Irrigation and River Basin Management: Options for Governance and Institutions, edited by M. Svendsen. Wallingford, United Kingdom: CABI, 2005. xii + 258 pp. US$100, £55. ISBN 978-0-85199-672-1.
The International Water Management Institute (IWMI) is one of the great intellectual powerhouses of thought about water management. This book is an edited volume very largely written by researchers associated with IWMI, and hence is representative of the state of the art of thought about Integrated Water Management (IWM). However, it has the contradictions of an edited volume which is largely derived from papers—in this case, papers discussing management in individual river basins, presented at a workshop on IWM in 2000. The first of these contradictions is that the logic behind the choice of the basins is not entirely obvious; for example, there is no contribution on Australia or Spain. Both are arid countries. The evolution of the Council of Australian Governments (COAG) water reform process in Australia makes it perhaps the most interesting country for IWM in the world, and Spain has produced some of the historically most important examples of institutional evolution.
The case studies in the book are from France, Mexico, South Africa, Turkey, Vietnam, and the USA. One chapter is on the Imperial Valley in California, which is perhaps better seen as a failure rather than as a success: a triumph of subsidy over sustainability. The second contradiction in the volume is that there is a dominant “house” view which is not debated or argued. There is, for example, an implicit expectation that markets and prices are the best means of coordinating action. In the more recent literature, the different functions of pricing in terms of cost recovery, resource allocation, and in changing behavior have been differentiated, and a rather limited role for prices for the latter two purposes has been identified (Cornish et al 2004; Molle and Berkoff 2007). Equally, there is an absence of any sense of history. We have been managing water for millennia; there should be some lessons to learn from the past.
What we see from this book is that Integrated Water Management is currently still a vision rather than a blueprint. Asit Biswas (2004) travels the world asking to be shown a paradigmatic example of IWM, and claims that no one has ever offered an example of even a partial success. The important questions all remain to be answered: Can we do it at all? What do we mean by success if we can do it? And, what is the best means to deliver it? A conceptual weakness here is that whilst “Governance” is part of the book's subtitle, only a very limited definition of the term is provided in the opening chapter and it is then largely abandoned as a concept. The discussion of institutions is also mainly in terms of what institutional theory would label as organizations rather than as institutions: what North (1990) defined as the “players of the game,” whereas institutions are the “rules of the game.” Thus, the book fails to go into any detail on some of the more crucial and difficult issues of institutional design (IHDP 1998). The result is a discussion of work in progress rather than a recipe book of how to do it. Hence, the greatest interest may lie in what these case studies tell us about common problems.

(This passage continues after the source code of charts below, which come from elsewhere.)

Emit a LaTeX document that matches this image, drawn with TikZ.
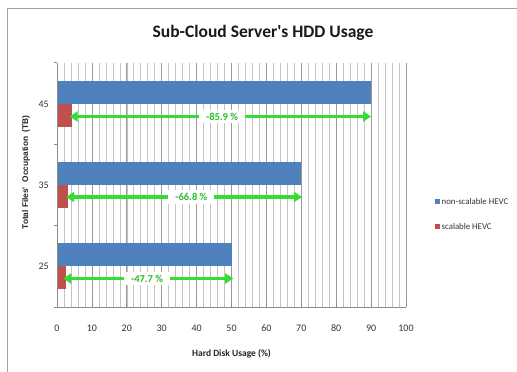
\documentclass[tikz,border=0pt]{standalone}
\usepackage{fontspec}
\setmainfont{Carlito}
\newfontfamily\axisfont{Liberation Sans}
\usetikzlibrary{arrows.meta}
\definecolor{barblue}{HTML}{4F81BD}
\definecolor{barred}{HTML}{C0504D}
\definecolor{deltagreen}{HTML}{33DD33}
\definecolor{minorgrid}{HTML}{C4C4C4}
\definecolor{majorgrid}{HTML}{9A9A9A}
\definecolor{axisgray}{HTML}{8C8C8C}

\tikzset{
  frameline/.style={draw=axisgray!80, line width=0.9pt},
  minorline/.style={draw=minorgrid, line width=0.6pt},
  majorline/.style={draw=majorgrid, line width=0.7pt},
  axisline/.style={draw=axisgray, line width=0.8pt},
  ticklabel/.style={font=\fontsize{10}{12}\selectfont, text=black!80, inner sep=0pt},
  legendtext/.style={font=\fontsize{8.8}{10}\selectfont, text=black!80, anchor=west, inner sep=0pt},
  deltaarrow/.style={draw=deltagreen, line width=3.4pt,
    {Triangle[length=8pt,width=10pt]}-{Triangle[length=8pt,width=10pt]}},
  deltalabel/.style={fill=white, text=deltagreen!85!black, inner xsep=7pt, inner ysep=3pt,
    font=\bfseries\fontsize{10.5}{12}\selectfont}
}

\begin{document}
\begin{tikzpicture}[x=1pt, y=-1pt]
\useasboundingbox (0,0) rectangle (517,372);
\fill[white] (0,0) rectangle (517,372);

% sheet frame
\draw[frameline] (7,372) -- (7,8) -- (517,8);

% title
\node[text=black!90] (title) at (263,33)
  {\bfseries\fontsize{17.5}{20}\selectfont Sub-Cloud Server\textquotesingle s HDD Usage};

% plot area: 0..100 % mapped to x = 57..406
\begin{scope}[xshift=57pt, x=3.49pt]
  % vertical grid
  \foreach \v in {2,4,...,100} \draw[minorline] (\v,62.7) -- (\v,307);
  \foreach \v in {10,20,...,100} \draw[majorline] (\v,62.7) -- (\v,307);

  % bars
  \fill[barblue] (0,80.7)  rectangle (90,104);
  \fill[barred]  (0,104)   rectangle (4.2,127.3);
  \fill[barblue] (0,161.7) rectangle (70,185);
  \fill[barred]  (0,185)   rectangle (3.2,208.3);
  \fill[barblue] (0,242.7) rectangle (50,265.7);
  \fill[barred]  (0,265.7) rectangle (2.5,289);

  % axes and ticks
  \draw[axisline] (0,62.7) -- (0,307) -- (100,307);
  \foreach \y in {62.7,144.1,225.5,307} \draw[axisline] (0,\y) -- ++(-3pt,0);
  \foreach \v in {0,10,...,100} {
    \draw[axisline] (\v,307) -- ++(0,5pt);
    \node[ticklabel] (xt\v) at (\v,328) {\v};
  }

  % category labels
  \node[ticklabel, anchor=east] (c45) at (-2.3,104) {45};
  \node[ticklabel, anchor=east] (c35) at (-2.3,185.5) {35};
  \node[ticklabel, anchor=east] (c25) at (-2.3,266.5) {25};

  % reduction arrows
  \coordinate (d45a) at (3.6,116.5);  \coordinate (d45b) at (90,116.5);
  \coordinate (d35a) at (2.6,197);    \coordinate (d35b) at (70.2,197);
  \coordinate (d25a) at (1.8,278.5);  \coordinate (d25b) at (50.5,278.5);
  \draw[deltaarrow] (d45a) -- (d45b);
  \draw[deltaarrow] (d35a) -- (d35b);
  \draw[deltaarrow] (d25a) -- (d25b);
  \node[deltalabel] (l45) at (47.3,116.5) {-85.9 \%};
  \node[deltalabel] (l35) at (38.5,197) {-66.8 \%};
  \node[deltalabel] (l25) at (25.8,278.5) {-47.7 \%};
\end{scope}

% axis titles
\node[rotate=90, font=\axisfont\bfseries\fontsize{8.3}{10}\selectfont, text=black!85] (ytitle)
  at (26,172.5) {Total Files'\ \ Occupation\ \ (TB)};
\node[font=\bfseries\fontsize{9.5}{11}\selectfont, text=black!85] (xtitle)
  at (231.5,354) {Hard Disk Usage (\%)};

% legend
\fill[barblue] (434.5,198.5) rectangle (439.5,203.5);
\node[legendtext] (lg1) at (441.5,201) {non-scalable HEVC};
\fill[barred] (434.5,224) rectangle (439.5,229);
\node[legendtext] (lg2) at (441.5,226.5) {scalable HEVC};
\end{tikzpicture}
\end{document}
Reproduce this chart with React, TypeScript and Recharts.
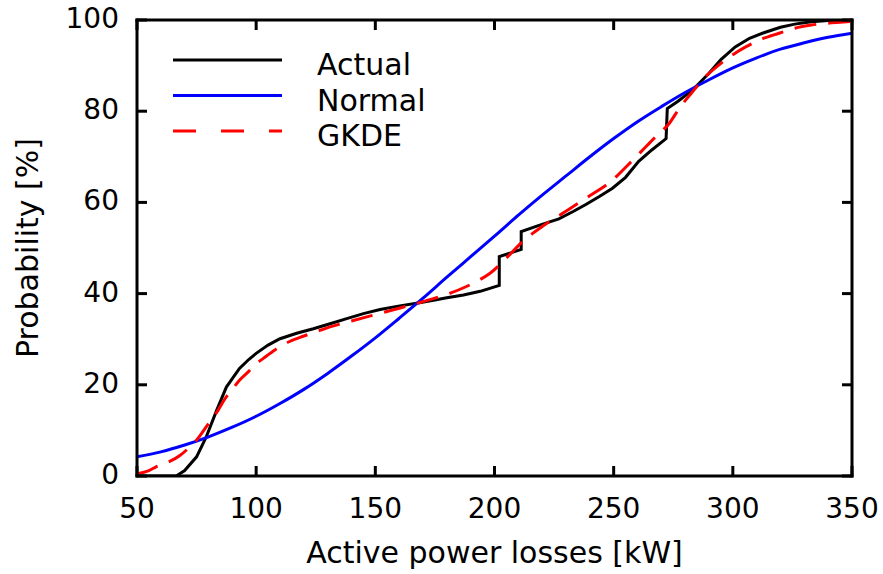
import React from 'react';
import { Line, LineChart, XAxis, YAxis } from 'recharts';

// Cumulative distribution of active power losses.

const X_TICKS = [50, 100, 150, 200, 250, 300, 350];
const Y_TICKS = [0, 20, 40, 60, 80, 100];

const actualX = [
  50, 60, 66.5, 70, 75, 79, 83.5, 87.5, 93, 97, 100, 105, 110, 117, 124, 131, 138, 145, 152, 159,
  168.5, 175, 180, 187, 194, 202, 202, 211.2, 211.2, 219, 227, 233, 238.5, 244, 249.5, 255, 260.5,
  266, 272, 272.5, 277, 283, 290, 295, 301, 307, 313, 320, 326, 333, 340, 350,
];
const actualY = [
  0, 0, 0, 1.2, 4.2, 8.5, 14.5, 19.5, 23.6, 25.6, 26.9, 28.7, 30.1, 31.3, 32.3, 33.4, 34.5, 35.6,
  36.5, 37.2, 38, 38.6, 39.1, 39.7, 40.5, 41.8, 48.1, 49.7, 53.6, 55, 56.4, 58, 59.6, 61.3, 63.1,
  65.5, 69, 71.5, 74, 80.6, 82.2, 84.6, 88.3, 91.3, 94.1, 96, 97.2, 98.4, 99.1, 99.6, 99.9, 100,
];

const normalX = [
  50, 60, 70, 80, 90, 100, 110, 120, 130, 140, 150, 160, 170, 180, 190, 200, 210, 220, 230, 240,
  250, 260, 270, 280, 290, 300, 310, 320, 330, 340, 350,
];
const normalY = [
  4.2, 5.3, 6.8, 8.6, 10.7, 13.1, 15.9, 19, 22.5, 26.3, 30.3, 34.6, 39, 43.6, 48.1, 52.6, 57.2, 61.6,
  65.8, 70, 74, 77.7, 81, 84.1, 86.9, 89.5, 91.7, 93.6, 95, 96.2, 97.1,
];

const gkdeX = [
  50, 55, 58, 63, 68, 72, 75, 80, 84, 87, 90, 93, 97, 100, 103, 108, 114, 120, 126, 131, 140, 150,
  160, 168.5, 175, 182, 188, 193, 198, 205, 212, 220, 228.6, 238, 249.5, 256, 263.5, 268, 273.3,
  277.5, 283, 288.6, 295, 300, 305.4, 312, 319.4, 326, 333, 340, 345, 350,
];
const gkdeY = [
  0.5, 1.2, 2, 3, 4.5, 6.3, 7.9, 11.5, 14.4, 17, 19, 21, 23, 24.6, 25.8, 27.7, 29.5, 30.7, 31.8,
  32.7, 34, 35.4, 36.8, 38, 39, 40.2, 41.5, 42.8, 44.4, 47.8, 51.5, 54.7, 57.6, 60.8, 64.9, 68.2,
  72.2, 74.6, 77.3, 80.6, 84.2, 87.6, 90.5, 92.4, 94.1, 95.8, 97.1, 98.2, 98.9, 99.3, 99.5, 99.7,
];

const SERIES = [
  { name: 'Actual', color: '#000000', dash: undefined, curve: 'linear' as const, xs: actualX, ys: actualY },
  { name: 'Normal', color: '#0000ff', dash: undefined, curve: 'monotone' as const, xs: normalX, ys: normalY },
  { name: 'GKDE', color: '#ff0000', dash: '22 12', curve: 'monotone' as const, xs: gkdeX, ys: gkdeY },
];

const FONT = '"DejaVu Sans", sans-serif';
const AXIS_LINE = { stroke: '#000', strokeWidth: 3, strokeLinecap: 'square' as const };

const toPoints = (xs: number[], ys: number[]) => xs.map((x, i) => ({ x, y: ys[i] }));

const bottomTick = (props: any) => {
  const { x, y, payload } = props;
  return (
    <g key={`b-${payload.value}`}>
      <line x1={x} x2={x} y1={y} y2={y - 10} stroke="#000" strokeWidth={3} />
      <text x={x} y={y + 42} textAnchor="middle" fontSize={28} fontFamily={FONT} fill="#000">
        {payload.value}
      </text>
    </g>
  );
};

const topTick = (props: any) => {
  const { x, y, payload } = props;
  return <line key={`t-${payload.value}`} x1={x} x2={x} y1={y} y2={y + 10} stroke="#000" strokeWidth={3} />;
};

const leftTick = (props: any) => {
  const { x, y, payload } = props;
  return (
    <g key={`l-${payload.value}`}>
      <line x1={x} x2={x + 10} y1={y} y2={y} stroke="#000" strokeWidth={3} />
      <text x={x - 18} y={y + 8} textAnchor="end" fontSize={28} fontFamily={FONT} fill="#000">
        {payload.value}
      </text>
    </g>
  );
};

const rightTick = (props: any) => {
  const { x, y, payload } = props;
  return <line key={`r-${payload.value}`} x1={x} x2={x - 10} y1={y} y2={y} stroke="#000" strokeWidth={3} />;
};

// axis titles placed from the axis viewBox
const xTitle = (props: any) => {
  const vb = props.viewBox;
  return (
    <text x={vb.x + vb.width / 2} y={vb.y + 87} textAnchor="middle" fontSize={30} fontFamily={FONT} fill="#000">
      Active power losses [kW]
    </text>
  );
};

const yTitle = (props: any) => {
  const vb = props.viewBox;
  const cx = 38;
  const cy = vb.y + vb.height / 2;
  return (
    <text
      x={cx}
      y={cy}
      transform={`rotate(-90 ${cx} ${cy})`}
      textAnchor="middle"
      fontSize={30}
      fontFamily={FONT}
      fill="#000"
    >
      Probability [%]
    </text>
  );
};

function LegendBox() {
  return (
    <svg width={320} height={130} style={{ position: 'absolute', left: 160, top: 30 }}>
      {SERIES.map((s, i) => {
        const ly = 30 + i * 35.5;
        return (
          <g key={s.name}>
            <line
              x1={13}
              x2={122}
              y1={ly}
              y2={ly}
              stroke={s.color}
              strokeWidth={3}
              strokeDasharray={s.dash ? '23 25' : undefined}
            />
            <text x={157} y={ly + 15} fontSize={30} fontFamily={FONT} fill="#000">
              {s.name}
            </text>
          </g>
        );
      })}
    </svg>
  );
}

export default function App() {
  return (
    <div style={{ position: 'absolute', left: 0, top: 0, width: 883, height: 574, background: '#fff' }}>
      <LineChart width={883} height={574} margin={{ top: 19, right: 30, left: 37, bottom: 38 }}>
        <XAxis
          xAxisId="b"
          type="number"
          dataKey="x"
          domain={[50, 350]}
          ticks={X_TICKS}
          allowDataOverflow
          height={60}
          tickSize={0}
          tickMargin={0}
          axisLine={AXIS_LINE}
          tick={bottomTick}
          label={xTitle}
        />
        <XAxis
          xAxisId="t"
          orientation="top"
          type="number"
          dataKey="x"
          domain={[50, 350]}
          ticks={X_TICKS}
          allowDataOverflow
          height={1}
          tickSize={0}
          tickMargin={0}
          axisLine={AXIS_LINE}
          tick={topTick}
        />
        <YAxis
          yAxisId="l"
          type="number"
          domain={[0, 100]}
          ticks={Y_TICKS}
          allowDataOverflow
          width={100}
          tickSize={0}
          tickMargin={0}
          axisLine={AXIS_LINE}
          tick={leftTick}
          label={yTitle}
        />
        <YAxis
          yAxisId="r"
          orientation="right"
          type="number"
          domain={[0, 100]}
          ticks={Y_TICKS}
          allowDataOverflow
          width={1}
          tickSize={0}
          tickMargin={0}
          axisLine={AXIS_LINE}
          tick={rightTick}
        />
        {/* invisible series so the mirrored top/right axes get rendered */}
        <Line
          xAxisId="t"
          yAxisId="r"
          data={toPoints(normalX, normalY)}
          dataKey="y"
          stroke="none"
          dot={false}
          activeDot={false}
          legendType="none"
          isAnimationActive={false}
        />
        {SERIES.map((s) => (
          <Line
            key={s.name}
            xAxisId="b"
            yAxisId="l"
            data={toPoints(s.xs, s.ys)}
            dataKey="y"
            name={s.name}
            type={s.curve}
            stroke={s.color}
            strokeWidth={3}
            strokeDasharray={s.dash}
            dot={false}
            activeDot={false}
            isAnimationActive={false}
          />
        ))}
      </LineChart>
      <LegendBox />
    </div>
  );
}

One universal problem that emerges is the management of the groundwater resource. Here, rules have not caught up with technology. Until cheap kinetic energy was available, the physical limitations on the amount of water that could be extracted meant that groundwater could be left as an open-access resource. The subsequent development of cheap kinetic energy resulted almost universally in over-exploitation of groundwater. For the same reasons, groundwater has typically been left out of the analysis; the whole logic of catchment management is instead based upon runoff. Yet, the global groundwater resource is estimated to be around 70 times the global annual precipitation. Somewhat similarly, precipitation is seen as an open-access resource as well: each landowner has a free right to either capture that precipitation or to dispose of the runoff. Yet rivers are other people's runoff, and so the chapter on the Oliphants basin in South Africa reports that commercial forestry is regarded as a streamflow reduction activity and, hence, subject to the provisions of the National Water Act.
Overall, this is a book which is well worth reading even though it does not provide any general answers. The general answer at present may be that it is extremely difficult to deliver IWM and that, since there is no paradigmatic model of IWM to follow, perhaps the only way we can learn is from case studies. In this sense, failure may have as much to teach us as success.